(Task to carry out):
Print the lines from the one that contains "Output the LaTeX" to the one that contains "(635,438) -- (635,505);", inclusive, exactly as they appear, and please drop any pictures.

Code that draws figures
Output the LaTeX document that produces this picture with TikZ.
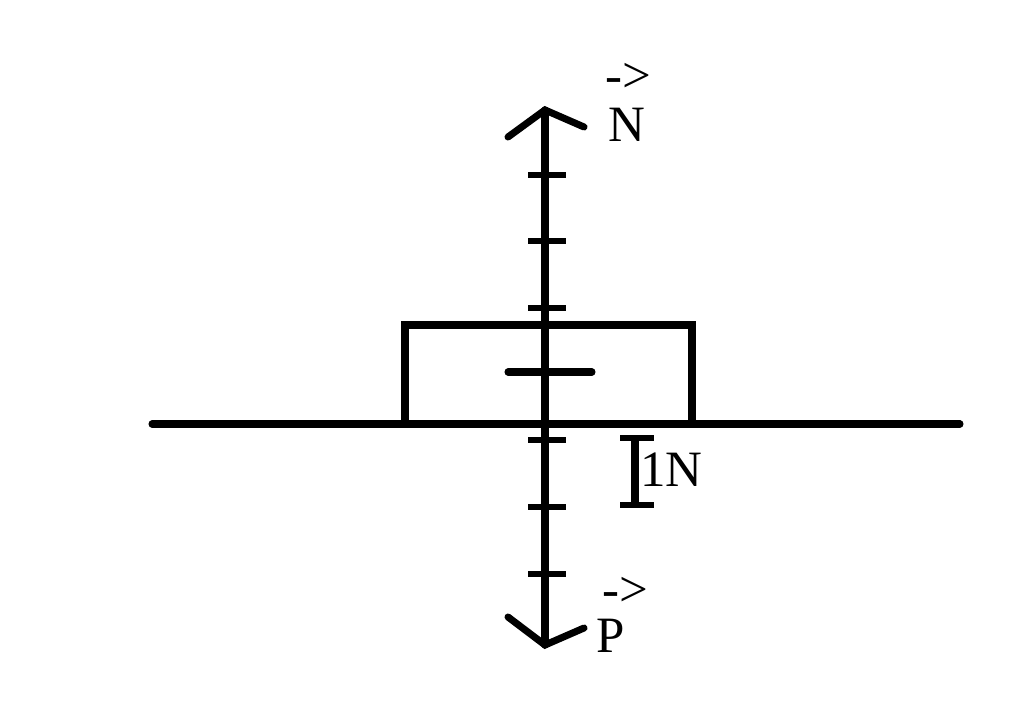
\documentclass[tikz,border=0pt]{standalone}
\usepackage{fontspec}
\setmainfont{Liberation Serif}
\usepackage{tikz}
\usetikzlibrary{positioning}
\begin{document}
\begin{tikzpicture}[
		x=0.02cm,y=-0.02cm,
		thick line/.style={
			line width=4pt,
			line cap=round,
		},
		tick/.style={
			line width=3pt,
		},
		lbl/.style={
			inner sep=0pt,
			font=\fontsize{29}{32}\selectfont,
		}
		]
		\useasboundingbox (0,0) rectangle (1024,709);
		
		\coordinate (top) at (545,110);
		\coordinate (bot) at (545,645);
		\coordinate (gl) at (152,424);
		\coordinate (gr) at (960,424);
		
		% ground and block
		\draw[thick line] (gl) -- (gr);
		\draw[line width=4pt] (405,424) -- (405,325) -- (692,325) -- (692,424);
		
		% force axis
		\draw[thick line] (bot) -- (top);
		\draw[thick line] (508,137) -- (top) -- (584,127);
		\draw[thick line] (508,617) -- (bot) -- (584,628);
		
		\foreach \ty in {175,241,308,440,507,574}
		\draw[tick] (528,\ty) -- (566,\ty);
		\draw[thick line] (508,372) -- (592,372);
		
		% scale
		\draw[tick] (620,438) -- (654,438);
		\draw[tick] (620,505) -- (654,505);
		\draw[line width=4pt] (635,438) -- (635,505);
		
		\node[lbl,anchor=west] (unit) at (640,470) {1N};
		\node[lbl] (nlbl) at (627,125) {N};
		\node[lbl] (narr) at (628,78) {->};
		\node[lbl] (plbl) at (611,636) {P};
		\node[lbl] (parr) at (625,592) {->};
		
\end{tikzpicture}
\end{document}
* * *
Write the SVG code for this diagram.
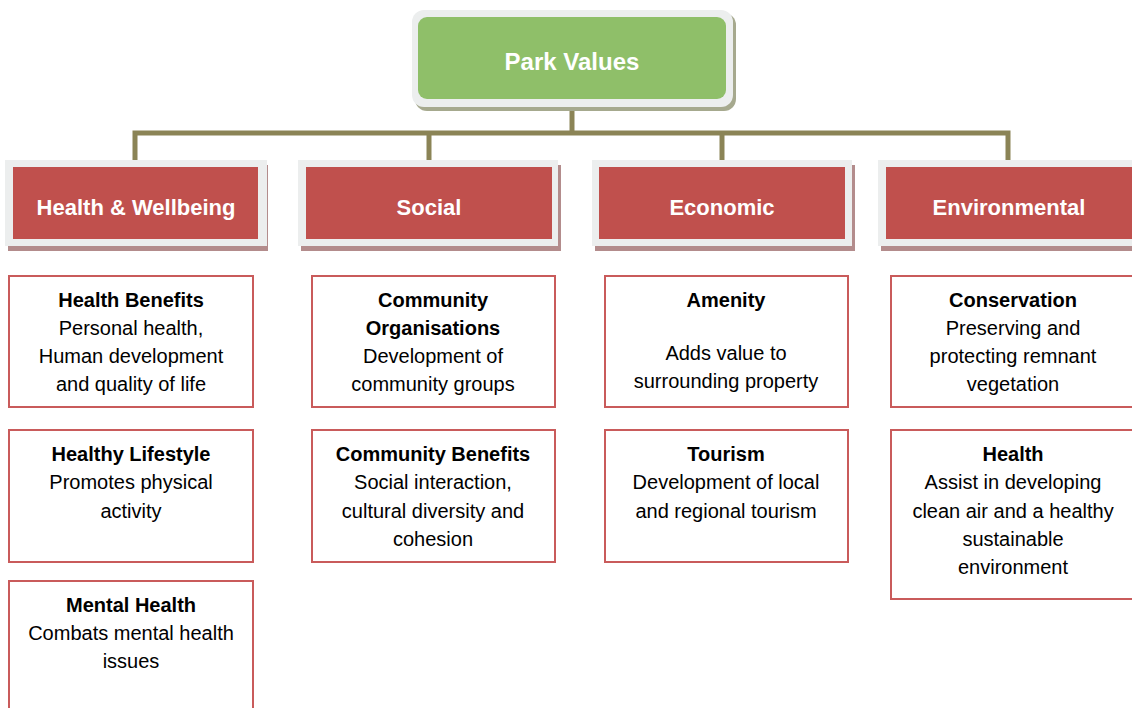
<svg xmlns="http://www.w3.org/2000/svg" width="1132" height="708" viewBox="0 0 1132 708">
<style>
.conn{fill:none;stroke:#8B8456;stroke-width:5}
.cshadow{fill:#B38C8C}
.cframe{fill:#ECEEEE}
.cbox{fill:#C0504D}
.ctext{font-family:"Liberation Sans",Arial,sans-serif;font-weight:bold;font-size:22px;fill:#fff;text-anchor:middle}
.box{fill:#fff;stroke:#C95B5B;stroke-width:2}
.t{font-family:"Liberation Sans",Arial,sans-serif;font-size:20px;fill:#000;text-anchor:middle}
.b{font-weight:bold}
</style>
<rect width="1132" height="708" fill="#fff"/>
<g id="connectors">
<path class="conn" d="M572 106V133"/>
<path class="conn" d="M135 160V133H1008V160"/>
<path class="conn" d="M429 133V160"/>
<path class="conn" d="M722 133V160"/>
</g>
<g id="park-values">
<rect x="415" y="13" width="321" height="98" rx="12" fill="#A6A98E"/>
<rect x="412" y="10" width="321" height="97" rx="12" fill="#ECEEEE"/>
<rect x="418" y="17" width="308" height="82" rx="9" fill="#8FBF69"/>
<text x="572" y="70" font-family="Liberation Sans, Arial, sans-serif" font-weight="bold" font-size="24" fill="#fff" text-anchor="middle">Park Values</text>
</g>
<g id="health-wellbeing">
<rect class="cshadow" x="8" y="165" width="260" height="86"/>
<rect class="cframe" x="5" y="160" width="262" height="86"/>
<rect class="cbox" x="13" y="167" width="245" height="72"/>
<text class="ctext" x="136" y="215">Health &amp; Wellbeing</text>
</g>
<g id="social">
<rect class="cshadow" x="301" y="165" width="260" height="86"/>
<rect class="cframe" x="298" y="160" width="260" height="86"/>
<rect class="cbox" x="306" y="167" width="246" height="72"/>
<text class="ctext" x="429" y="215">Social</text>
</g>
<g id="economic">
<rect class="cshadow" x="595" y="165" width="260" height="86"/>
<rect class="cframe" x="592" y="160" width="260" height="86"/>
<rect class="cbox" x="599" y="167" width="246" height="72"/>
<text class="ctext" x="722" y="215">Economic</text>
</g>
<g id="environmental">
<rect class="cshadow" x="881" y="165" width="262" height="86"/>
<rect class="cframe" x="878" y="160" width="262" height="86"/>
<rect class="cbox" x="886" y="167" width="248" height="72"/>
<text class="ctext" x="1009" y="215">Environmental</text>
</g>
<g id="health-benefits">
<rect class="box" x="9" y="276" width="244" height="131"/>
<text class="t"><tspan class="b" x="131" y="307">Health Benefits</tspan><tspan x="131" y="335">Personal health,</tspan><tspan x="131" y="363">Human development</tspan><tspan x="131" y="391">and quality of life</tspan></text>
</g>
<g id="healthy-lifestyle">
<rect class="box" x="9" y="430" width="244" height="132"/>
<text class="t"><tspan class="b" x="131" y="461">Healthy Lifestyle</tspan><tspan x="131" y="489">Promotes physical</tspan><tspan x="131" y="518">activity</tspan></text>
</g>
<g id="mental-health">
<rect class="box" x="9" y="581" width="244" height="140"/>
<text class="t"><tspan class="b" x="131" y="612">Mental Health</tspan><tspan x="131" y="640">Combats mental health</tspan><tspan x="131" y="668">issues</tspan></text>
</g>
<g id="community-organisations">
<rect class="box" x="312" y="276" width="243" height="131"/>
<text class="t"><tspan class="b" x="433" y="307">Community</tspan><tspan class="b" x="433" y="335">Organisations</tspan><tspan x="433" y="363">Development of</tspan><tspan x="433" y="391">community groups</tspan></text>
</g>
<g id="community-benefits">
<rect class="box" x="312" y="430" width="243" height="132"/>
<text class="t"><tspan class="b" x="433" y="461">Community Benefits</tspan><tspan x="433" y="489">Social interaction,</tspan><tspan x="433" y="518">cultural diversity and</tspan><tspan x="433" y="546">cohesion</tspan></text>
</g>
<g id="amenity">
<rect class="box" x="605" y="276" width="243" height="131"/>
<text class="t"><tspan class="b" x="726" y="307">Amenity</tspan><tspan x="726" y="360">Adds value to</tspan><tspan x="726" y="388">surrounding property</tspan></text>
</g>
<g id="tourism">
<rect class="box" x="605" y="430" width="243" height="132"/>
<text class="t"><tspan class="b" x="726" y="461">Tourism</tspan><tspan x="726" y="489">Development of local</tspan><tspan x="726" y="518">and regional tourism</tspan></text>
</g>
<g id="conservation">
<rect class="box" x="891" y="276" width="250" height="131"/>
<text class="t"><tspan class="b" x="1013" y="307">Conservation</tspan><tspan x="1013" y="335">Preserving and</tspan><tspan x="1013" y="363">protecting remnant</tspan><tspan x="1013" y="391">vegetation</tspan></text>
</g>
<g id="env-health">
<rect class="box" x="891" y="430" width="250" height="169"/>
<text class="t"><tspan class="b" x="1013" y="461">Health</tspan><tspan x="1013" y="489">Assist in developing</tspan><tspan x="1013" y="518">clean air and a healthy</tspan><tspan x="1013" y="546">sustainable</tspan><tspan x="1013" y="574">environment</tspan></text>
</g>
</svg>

(Reply):
Output the LaTeX document that produces this picture with TikZ.
\documentclass[tikz,border=0pt]{standalone}
\usepackage{fontspec}
\setmainfont{Liberation Serif}
\usepackage{tikz}
\usetikzlibrary{positioning}
\begin{document}
\begin{tikzpicture}[
		x=0.02cm,y=-0.02cm,
		thick line/.style={
			line width=4pt,
			line cap=round,
		},
		tick/.style={
			line width=3pt,
		},
		lbl/.style={
			inner sep=0pt,
			font=\fontsize{29}{32}\selectfont,
		}
		]
		\useasboundingbox (0,0) rectangle (1024,709);
		
		\coordinate (top) at (545,110);
		\coordinate (bot) at (545,645);
		\coordinate (gl) at (152,424);
		\coordinate (gr) at (960,424);
		
		% ground and block
		\draw[thick line] (gl) -- (gr);
		\draw[line width=4pt] (405,424) -- (405,325) -- (692,325) -- (692,424);
		
		% force axis
		\draw[thick line] (bot) -- (top);
		\draw[thick line] (508,137) -- (top) -- (584,127);
		\draw[thick line] (508,617) -- (bot) -- (584,628);
		
		\foreach \ty in {175,241,308,440,507,574}
		\draw[tick] (528,\ty) -- (566,\ty);
		\draw[thick line] (508,372) -- (592,372);
		
		% scale
		\draw[tick] (620,438) -- (654,438);
		\draw[tick] (620,505) -- (654,505);
		\draw[line width=4pt] (635,438) -- (635,505);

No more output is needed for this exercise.